■ **Stated task**: Work through the data line by line, gathering every line that has the word "this".

■ **Dataset excerpts**:
-- Begin --

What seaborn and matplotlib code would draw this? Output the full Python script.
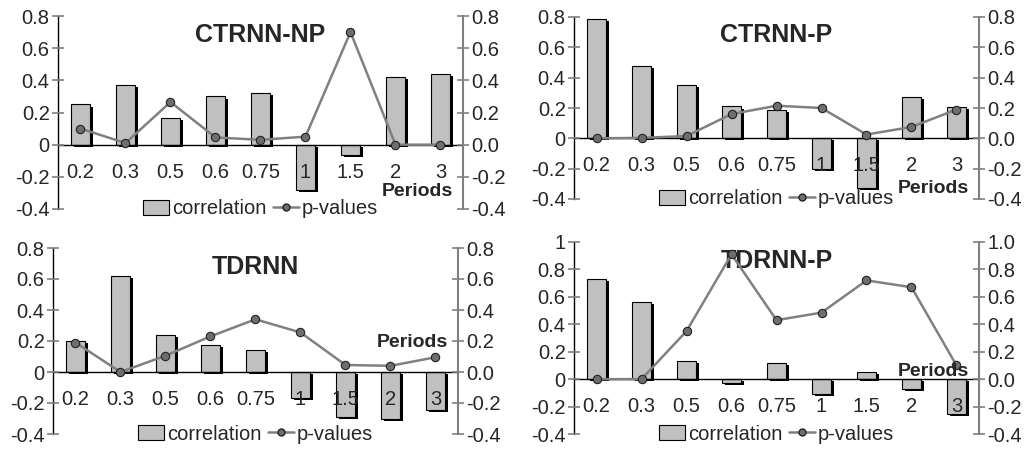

-- End --
-- Begin --

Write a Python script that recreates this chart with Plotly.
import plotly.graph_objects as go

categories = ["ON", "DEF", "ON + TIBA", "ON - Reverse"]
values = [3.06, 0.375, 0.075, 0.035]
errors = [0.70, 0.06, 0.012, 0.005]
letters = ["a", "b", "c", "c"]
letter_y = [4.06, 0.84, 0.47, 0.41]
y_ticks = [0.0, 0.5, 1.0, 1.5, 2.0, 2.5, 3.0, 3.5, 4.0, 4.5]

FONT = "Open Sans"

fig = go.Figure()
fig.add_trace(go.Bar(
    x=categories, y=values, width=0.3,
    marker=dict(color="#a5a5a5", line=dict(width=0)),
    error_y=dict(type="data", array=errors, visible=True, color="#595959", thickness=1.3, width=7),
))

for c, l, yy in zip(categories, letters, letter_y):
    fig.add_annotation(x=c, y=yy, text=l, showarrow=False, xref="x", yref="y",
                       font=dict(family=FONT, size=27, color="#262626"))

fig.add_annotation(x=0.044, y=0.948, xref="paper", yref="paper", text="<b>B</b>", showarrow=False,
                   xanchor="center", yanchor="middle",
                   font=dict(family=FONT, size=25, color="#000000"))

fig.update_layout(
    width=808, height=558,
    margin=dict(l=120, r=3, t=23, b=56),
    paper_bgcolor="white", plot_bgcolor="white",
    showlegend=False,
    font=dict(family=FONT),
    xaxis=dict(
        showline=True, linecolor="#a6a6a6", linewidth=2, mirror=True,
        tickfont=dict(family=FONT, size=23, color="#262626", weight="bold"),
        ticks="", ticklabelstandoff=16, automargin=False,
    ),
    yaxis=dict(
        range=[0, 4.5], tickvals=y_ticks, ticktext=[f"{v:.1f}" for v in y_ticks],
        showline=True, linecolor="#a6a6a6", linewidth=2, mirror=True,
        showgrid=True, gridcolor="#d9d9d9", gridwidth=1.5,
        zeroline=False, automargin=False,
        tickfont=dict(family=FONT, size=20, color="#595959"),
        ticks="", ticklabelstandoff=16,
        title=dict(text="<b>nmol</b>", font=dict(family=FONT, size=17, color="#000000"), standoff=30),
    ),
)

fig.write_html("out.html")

-- End --
-- Begin --

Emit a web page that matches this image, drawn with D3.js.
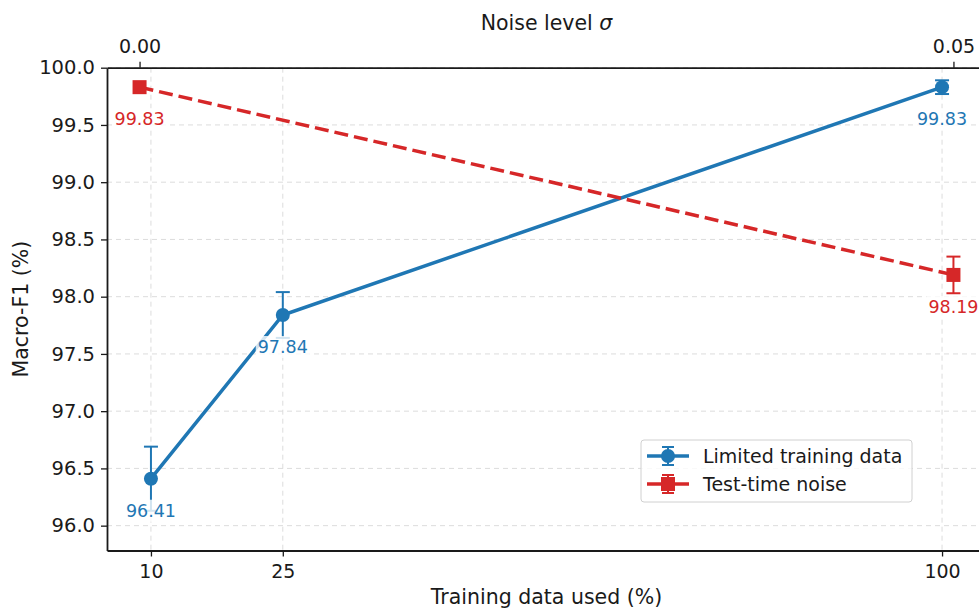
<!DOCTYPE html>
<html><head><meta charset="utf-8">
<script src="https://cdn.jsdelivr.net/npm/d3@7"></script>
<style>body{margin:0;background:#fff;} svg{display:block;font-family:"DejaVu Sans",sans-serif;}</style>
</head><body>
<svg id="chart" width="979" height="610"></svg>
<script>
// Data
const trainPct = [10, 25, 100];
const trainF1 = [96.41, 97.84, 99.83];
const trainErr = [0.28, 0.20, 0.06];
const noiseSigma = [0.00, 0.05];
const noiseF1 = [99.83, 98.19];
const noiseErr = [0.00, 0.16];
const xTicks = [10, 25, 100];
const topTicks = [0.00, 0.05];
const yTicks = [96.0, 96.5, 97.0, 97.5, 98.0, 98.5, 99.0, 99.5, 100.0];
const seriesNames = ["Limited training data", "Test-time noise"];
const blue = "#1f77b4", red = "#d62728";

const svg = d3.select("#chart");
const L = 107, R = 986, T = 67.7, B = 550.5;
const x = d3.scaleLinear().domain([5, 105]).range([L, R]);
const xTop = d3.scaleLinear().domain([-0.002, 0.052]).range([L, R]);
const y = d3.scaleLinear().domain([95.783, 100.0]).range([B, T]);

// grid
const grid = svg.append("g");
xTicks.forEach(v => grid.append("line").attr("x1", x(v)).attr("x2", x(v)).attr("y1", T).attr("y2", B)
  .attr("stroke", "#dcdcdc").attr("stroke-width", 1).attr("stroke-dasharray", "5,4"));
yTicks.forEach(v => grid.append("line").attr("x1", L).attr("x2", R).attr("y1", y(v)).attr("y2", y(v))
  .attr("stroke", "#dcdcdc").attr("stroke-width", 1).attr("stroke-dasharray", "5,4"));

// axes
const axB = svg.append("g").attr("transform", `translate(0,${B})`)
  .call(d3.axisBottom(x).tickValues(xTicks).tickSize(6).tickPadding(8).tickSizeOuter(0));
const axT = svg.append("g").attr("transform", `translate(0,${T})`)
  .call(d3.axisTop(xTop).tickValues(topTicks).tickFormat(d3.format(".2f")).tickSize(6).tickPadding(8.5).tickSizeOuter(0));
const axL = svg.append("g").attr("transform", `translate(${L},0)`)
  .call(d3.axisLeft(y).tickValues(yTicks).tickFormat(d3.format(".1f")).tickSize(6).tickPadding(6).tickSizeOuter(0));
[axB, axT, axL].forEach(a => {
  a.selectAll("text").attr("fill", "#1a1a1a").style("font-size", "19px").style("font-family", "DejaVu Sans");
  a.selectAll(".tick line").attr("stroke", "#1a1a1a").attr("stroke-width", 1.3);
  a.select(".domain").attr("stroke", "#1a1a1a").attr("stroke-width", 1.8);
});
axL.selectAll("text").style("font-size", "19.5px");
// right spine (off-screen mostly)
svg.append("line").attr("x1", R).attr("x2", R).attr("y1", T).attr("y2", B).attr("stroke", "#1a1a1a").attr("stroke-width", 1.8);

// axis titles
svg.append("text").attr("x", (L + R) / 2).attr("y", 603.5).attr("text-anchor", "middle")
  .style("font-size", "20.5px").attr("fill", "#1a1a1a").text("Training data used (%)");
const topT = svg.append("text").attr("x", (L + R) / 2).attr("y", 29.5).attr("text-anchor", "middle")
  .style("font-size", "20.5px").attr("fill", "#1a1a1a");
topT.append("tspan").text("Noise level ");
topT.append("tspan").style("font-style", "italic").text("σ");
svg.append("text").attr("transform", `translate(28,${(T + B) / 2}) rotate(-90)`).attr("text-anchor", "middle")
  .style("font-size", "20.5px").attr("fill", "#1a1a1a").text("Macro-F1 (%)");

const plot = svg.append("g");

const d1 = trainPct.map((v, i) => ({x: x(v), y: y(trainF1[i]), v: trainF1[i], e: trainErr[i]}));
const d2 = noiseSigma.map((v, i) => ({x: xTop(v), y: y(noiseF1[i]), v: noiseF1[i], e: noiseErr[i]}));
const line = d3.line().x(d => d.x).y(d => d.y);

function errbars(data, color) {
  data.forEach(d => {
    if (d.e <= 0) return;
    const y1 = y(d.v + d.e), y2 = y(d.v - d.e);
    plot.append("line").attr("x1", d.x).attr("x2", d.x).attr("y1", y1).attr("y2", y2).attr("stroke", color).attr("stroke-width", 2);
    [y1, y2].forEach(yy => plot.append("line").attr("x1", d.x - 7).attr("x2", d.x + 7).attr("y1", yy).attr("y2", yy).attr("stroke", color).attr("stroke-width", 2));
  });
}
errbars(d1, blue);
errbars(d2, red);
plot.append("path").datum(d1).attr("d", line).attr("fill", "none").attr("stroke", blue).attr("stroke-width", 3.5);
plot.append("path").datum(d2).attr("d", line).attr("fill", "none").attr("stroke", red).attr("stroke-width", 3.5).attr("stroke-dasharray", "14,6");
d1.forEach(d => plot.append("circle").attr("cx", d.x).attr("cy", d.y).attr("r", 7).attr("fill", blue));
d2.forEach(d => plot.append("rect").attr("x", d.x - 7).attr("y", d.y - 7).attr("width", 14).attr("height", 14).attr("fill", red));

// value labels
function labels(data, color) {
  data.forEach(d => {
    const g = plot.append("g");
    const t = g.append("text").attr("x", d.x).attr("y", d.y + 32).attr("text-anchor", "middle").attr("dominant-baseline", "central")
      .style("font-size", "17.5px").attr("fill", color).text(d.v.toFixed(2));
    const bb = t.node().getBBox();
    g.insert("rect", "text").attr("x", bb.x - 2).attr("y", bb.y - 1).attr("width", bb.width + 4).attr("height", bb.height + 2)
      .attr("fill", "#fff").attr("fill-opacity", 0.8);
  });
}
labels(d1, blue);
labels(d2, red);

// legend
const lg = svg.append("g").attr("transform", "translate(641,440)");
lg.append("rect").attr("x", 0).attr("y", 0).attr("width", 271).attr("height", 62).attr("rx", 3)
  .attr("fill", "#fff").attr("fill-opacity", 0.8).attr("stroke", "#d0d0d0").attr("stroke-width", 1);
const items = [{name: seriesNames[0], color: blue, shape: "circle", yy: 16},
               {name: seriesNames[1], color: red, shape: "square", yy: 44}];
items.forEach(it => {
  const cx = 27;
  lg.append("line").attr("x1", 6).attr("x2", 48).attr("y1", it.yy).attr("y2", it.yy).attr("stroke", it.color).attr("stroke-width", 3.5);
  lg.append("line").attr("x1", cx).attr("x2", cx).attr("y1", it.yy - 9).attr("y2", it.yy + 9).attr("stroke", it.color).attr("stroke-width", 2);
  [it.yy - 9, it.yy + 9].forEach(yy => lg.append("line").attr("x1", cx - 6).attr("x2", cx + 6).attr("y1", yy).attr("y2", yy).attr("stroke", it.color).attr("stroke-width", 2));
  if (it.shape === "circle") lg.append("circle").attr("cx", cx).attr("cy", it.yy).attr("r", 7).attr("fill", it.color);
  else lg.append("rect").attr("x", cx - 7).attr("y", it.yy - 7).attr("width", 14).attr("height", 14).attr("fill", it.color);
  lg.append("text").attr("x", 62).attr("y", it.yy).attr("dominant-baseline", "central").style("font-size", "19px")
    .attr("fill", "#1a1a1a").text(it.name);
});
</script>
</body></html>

-- End --

■ **Answer to the problem**:
What seaborn and matplotlib code would draw this? Output the full Python script.
Write a Python script that recreates this chart with Plotly.
Emit a web page that matches this image, drawn with D3.js.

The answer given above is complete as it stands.